*Direction:* The listing below begins with the first line you should copy; stop after the line containing "15500, 28000, 65000]", and drop every picture.
+--
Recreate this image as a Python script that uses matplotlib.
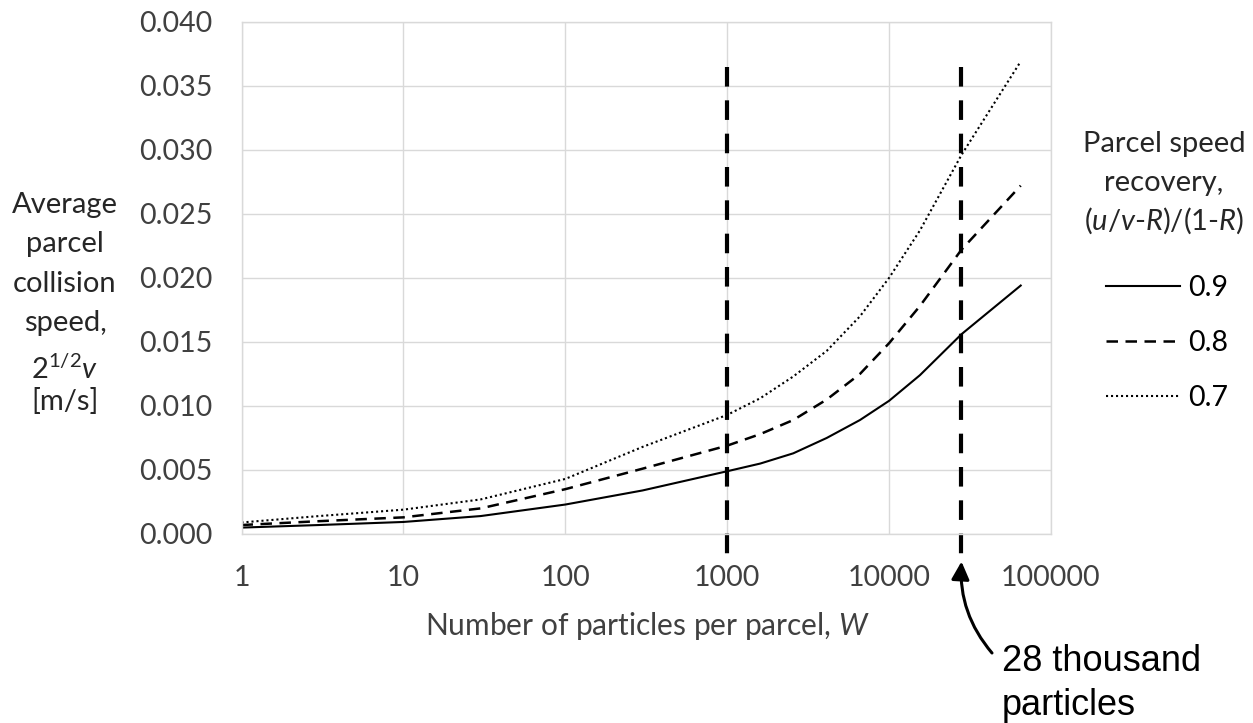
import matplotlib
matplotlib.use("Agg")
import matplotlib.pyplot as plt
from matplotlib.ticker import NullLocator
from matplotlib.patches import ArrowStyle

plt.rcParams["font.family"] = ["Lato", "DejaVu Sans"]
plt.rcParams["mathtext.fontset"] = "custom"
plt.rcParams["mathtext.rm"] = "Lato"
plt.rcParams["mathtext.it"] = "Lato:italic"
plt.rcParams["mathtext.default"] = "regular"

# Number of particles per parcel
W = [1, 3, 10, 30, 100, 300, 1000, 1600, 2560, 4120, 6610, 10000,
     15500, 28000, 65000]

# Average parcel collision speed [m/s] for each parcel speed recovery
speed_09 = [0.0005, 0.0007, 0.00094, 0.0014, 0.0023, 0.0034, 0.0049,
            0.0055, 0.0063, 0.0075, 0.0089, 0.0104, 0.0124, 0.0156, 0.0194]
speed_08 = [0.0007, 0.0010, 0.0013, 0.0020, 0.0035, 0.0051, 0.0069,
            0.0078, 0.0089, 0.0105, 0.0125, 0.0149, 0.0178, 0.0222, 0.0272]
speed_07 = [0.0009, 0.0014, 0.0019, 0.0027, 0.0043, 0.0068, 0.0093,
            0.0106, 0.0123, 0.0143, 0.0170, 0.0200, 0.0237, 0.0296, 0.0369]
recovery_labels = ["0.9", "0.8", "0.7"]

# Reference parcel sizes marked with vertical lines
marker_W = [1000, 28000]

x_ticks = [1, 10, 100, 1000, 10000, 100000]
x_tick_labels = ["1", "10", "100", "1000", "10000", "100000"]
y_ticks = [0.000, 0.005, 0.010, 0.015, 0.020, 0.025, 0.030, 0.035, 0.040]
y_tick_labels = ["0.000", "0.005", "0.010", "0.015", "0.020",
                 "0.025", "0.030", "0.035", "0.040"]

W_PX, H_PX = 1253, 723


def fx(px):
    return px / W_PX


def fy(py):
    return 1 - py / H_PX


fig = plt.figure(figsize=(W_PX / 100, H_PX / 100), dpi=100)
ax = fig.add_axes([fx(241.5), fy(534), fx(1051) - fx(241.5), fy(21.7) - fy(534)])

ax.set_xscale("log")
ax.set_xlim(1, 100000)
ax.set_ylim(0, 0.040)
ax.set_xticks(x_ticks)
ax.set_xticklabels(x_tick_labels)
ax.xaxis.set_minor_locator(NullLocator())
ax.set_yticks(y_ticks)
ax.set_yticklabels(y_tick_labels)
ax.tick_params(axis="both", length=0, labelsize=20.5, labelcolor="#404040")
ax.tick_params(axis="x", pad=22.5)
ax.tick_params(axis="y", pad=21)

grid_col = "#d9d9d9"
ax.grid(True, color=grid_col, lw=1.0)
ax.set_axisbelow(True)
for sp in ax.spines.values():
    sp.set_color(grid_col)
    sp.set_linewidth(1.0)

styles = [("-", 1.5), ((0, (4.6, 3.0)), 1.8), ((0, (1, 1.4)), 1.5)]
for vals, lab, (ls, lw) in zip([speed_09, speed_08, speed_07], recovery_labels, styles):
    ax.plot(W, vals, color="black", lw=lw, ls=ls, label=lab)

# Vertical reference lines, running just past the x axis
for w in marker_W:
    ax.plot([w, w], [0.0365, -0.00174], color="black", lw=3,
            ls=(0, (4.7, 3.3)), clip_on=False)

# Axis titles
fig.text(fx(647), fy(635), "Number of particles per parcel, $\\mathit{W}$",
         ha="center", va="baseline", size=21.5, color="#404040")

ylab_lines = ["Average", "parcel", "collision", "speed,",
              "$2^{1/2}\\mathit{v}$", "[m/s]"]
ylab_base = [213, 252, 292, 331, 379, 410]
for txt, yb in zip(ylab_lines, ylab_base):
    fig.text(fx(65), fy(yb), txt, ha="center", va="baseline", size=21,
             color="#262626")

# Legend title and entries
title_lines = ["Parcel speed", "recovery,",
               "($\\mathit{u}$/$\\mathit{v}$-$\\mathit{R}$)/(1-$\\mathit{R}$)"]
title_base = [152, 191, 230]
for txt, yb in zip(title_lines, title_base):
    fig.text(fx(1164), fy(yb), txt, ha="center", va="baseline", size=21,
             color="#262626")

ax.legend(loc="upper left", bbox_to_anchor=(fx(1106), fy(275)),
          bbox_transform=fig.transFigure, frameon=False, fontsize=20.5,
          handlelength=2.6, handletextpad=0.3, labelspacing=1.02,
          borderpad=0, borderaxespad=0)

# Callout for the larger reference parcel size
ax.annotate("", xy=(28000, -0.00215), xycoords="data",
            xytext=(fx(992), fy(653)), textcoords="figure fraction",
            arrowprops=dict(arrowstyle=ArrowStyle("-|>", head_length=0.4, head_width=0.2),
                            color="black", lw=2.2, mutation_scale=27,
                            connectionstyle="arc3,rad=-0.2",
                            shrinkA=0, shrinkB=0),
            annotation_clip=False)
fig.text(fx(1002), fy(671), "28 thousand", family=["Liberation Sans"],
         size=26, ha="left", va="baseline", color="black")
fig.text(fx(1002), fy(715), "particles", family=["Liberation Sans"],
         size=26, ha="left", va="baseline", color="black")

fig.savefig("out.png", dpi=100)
+--
*Exercise output:*
Recreate this image as a Python script that uses matplotlib.
import matplotlib
matplotlib.use("Agg")
import matplotlib.pyplot as plt
from matplotlib.ticker import NullLocator
from matplotlib.patches import ArrowStyle

plt.rcParams["font.family"] = ["Lato", "DejaVu Sans"]
plt.rcParams["mathtext.fontset"] = "custom"
plt.rcParams["mathtext.rm"] = "Lato"
plt.rcParams["mathtext.it"] = "Lato:italic"
plt.rcParams["mathtext.default"] = "regular"

# Number of particles per parcel
W = [1, 3, 10, 30, 100, 300, 1000, 1600, 2560, 4120, 6610, 10000,
     15500, 28000, 65000]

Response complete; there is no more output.